Fishermen needn’t dust off their old gear, which stretched up to 2,400 feet in length before voters limited their nets to just 500 square feet. Crum, who stocks “over 3,000 rods and reels” at his Panacea sport-fishing shop, has no problem with the smaller net’s dimensions – his beef is with the legal mesh size which, he says, is so small that fish populations are being decimated.

“We were told in 1995 that fish would be so thick [after banning commercial nets] that you could use a dip net. Well, we killed ‘em off with 2-inch mesh nets,” said Crum.
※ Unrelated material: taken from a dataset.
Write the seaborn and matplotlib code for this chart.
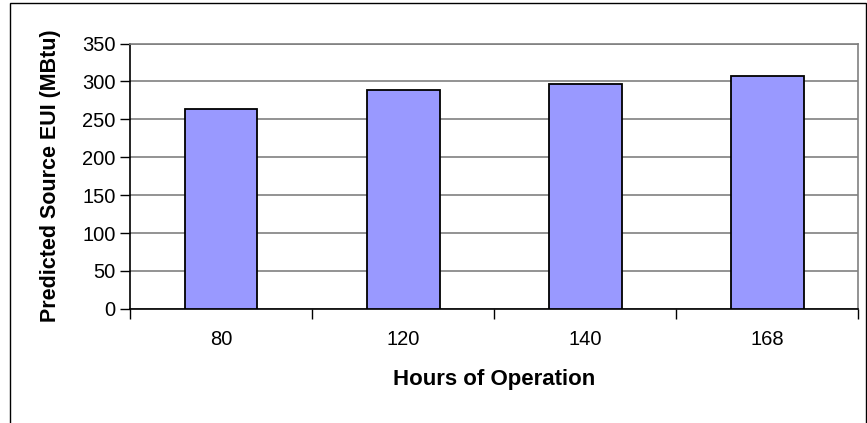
import numpy as np
import pandas as pd
import matplotlib
matplotlib.use("Agg")
import matplotlib.pyplot as plt
import seaborn as sns
from matplotlib.patches import Rectangle

# Data
hours = ["80", "120", "140", "168"]
source_eui = [264, 289, 297, 307]

df = pd.DataFrame({"Hours": hours, "EUI": source_eui})

sns.set_theme(style="white")
plt.rcParams['font.family'] = ['Liberation Sans', 'DejaVu Sans']
plt.rcParams['text.color'] = 'black'
plt.rcParams['axes.labelcolor'] = 'black'
plt.rcParams['xtick.color'] = 'black'
plt.rcParams['ytick.color'] = 'black'

fig = plt.figure(figsize=(8.67, 4.23), dpi=100)
ax = fig.add_axes([0.150, 0.270, 0.840, 0.627])

sns.barplot(data=df, x="Hours", y="EUI", color="#9999FF", saturation=1,
            edgecolor="black", linewidth=1.3, width=0.4, ax=ax, zorder=3)

ax.set_ylim(0, 350)
ax.set_xlim(-0.5, len(hours) - 0.5)
ax.set_yticks(np.arange(0, 351, 50))
ax.yaxis.grid(True, color="#808080", linewidth=1.2, zorder=0)
ax.set_axisbelow(True)

# Excel-style ticks between categories
ax.set_xticks(np.arange(-0.5, len(hours), 1.0), minor=True)
ax.tick_params(axis="x", which="major", bottom=True, length=0, pad=15, labelsize=14.5)
ax.tick_params(axis="x", which="minor", bottom=True, length=7, width=1, color="black", direction="out")
ax.tick_params(axis="y", left=True, length=7.5, width=1, color="black", direction="out", pad=3, labelsize=14.5)

for side in ["left", "bottom"]:
    ax.spines[side].set_color("black")
    ax.spines[side].set_linewidth(1.2)
for side in ["top", "right"]:
    ax.spines[side].set_color("#808080")
    ax.spines[side].set_linewidth(1.2)

ax.set_xlabel("Hours of Operation", fontsize=16, fontweight="bold", labelpad=15)
ax.set_ylabel("Predicted Source EUI (MBtu)", fontsize=15.5, fontweight="bold", labelpad=15)

# Outer chart border
fig.patches.append(Rectangle((10 / 867, -0.05), (866 - 10) / 867, 1.05 - 3 / 423,
                             transform=fig.transFigure, fill=False,
                             edgecolor="black", linewidth=1.0))

fig.savefig("out.png", dpi=100)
After the November 1994 initiative reduced the size of commercial nets, the Marine Fisheries Commission arbitrarily set the maximum mesh size of the new nets at two inches stretched. Voters in 1998 approved the creation of the Fish and Wildlife Commission, which absorbed the MFC and retained the 2-inch mesh. Too small to gill marketable mullet, the webbing, said Crum, kills 98 undersized fish for every two keepers.

“No one can question the wisdom of the FWC,” said Crum, “so therefore there’s no due process. But the U.S. Constitution and the state constitution guarantee me due process, end of story.

“If we have the right to question them, and there’s checks and balances, they will make the right decision,” said Crum, who wants the mesh size to be “scientifically set. I want the man to go out there and get his catch, make a living and leave no footprint. Science works, politics does not.”